**STATED GOAL**
Take the material below and retype it in full; pictures are left out.

◇ ◇ ◇

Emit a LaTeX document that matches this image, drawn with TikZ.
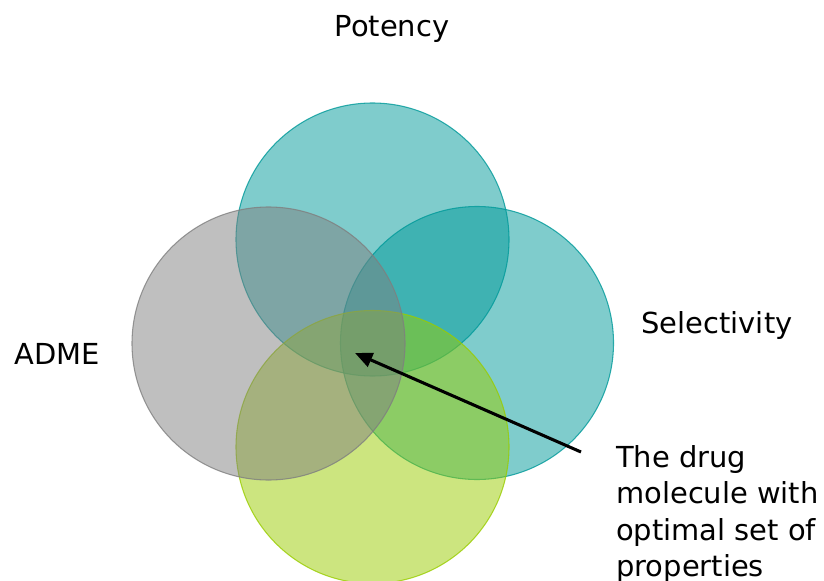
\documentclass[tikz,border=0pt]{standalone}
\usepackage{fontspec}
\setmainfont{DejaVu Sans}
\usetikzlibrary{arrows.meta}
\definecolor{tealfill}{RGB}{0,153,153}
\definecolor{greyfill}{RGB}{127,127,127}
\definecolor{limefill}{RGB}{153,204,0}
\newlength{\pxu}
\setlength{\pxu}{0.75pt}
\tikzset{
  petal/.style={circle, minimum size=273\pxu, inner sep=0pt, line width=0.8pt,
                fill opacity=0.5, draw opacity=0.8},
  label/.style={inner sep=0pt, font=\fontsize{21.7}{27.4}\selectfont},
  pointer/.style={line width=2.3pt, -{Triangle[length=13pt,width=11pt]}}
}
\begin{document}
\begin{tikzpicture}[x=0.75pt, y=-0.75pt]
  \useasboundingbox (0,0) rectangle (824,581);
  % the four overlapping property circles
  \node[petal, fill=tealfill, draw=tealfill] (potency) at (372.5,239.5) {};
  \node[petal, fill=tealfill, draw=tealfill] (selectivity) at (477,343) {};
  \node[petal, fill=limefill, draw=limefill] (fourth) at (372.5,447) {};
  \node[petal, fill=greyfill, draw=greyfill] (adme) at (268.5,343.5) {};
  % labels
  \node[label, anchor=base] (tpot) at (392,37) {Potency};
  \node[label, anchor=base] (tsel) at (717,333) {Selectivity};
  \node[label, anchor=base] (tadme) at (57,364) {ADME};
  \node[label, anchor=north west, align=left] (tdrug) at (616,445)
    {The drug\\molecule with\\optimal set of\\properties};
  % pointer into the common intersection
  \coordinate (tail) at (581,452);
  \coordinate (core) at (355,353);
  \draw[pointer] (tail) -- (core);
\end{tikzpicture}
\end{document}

◇ ◇ ◇

**EXERCISE RESULT**
Emit a LaTeX document that matches this image, drawn with TikZ.
\documentclass[tikz,border=0pt]{standalone}
\usepackage{fontspec}
\setmainfont{DejaVu Sans}
\usetikzlibrary{arrows.meta}
\definecolor{tealfill}{RGB}{0,153,153}
\definecolor{greyfill}{RGB}{127,127,127}
\definecolor{limefill}{RGB}{153,204,0}
\newlength{\pxu}
\setlength{\pxu}{0.75pt}
\tikzset{
  petal/.style={circle, minimum size=273\pxu, inner sep=0pt, line width=0.8pt,
                fill opacity=0.5, draw opacity=0.8},
  label/.style={inner sep=0pt, font=\fontsize{21.7}{27.4}\selectfont},
  pointer/.style={line width=2.3pt, -{Triangle[length=13pt,width=11pt]}}
}
\begin{document}
\begin{tikzpicture}[x=0.75pt, y=-0.75pt]
  \useasboundingbox (0,0) rectangle (824,581);
  % the four overlapping property circles
  \node[petal, fill=tealfill, draw=tealfill] (potency) at (372.5,239.5) {};
  \node[petal, fill=tealfill, draw=tealfill] (selectivity) at (477,343) {};
  \node[petal, fill=limefill, draw=limefill] (fourth) at (372.5,447) {};
  \node[petal, fill=greyfill, draw=greyfill] (adme) at (268.5,343.5) {};
  % labels
  \node[label, anchor=base] (tpot) at (392,37) {Potency};
  \node[label, anchor=base] (tsel) at (717,333) {Selectivity};
  \node[label, anchor=base] (tadme) at (57,364) {ADME};
  \node[label, anchor=north west, align=left] (tdrug) at (616,445)
    {The drug\\molecule with\\optimal set of\\properties};
  % pointer into the common intersection
  \coordinate (tail) at (581,452);
  \coordinate (core) at (355,353);
  \draw[pointer] (tail) -- (core);
\end{tikzpicture}
\end{document}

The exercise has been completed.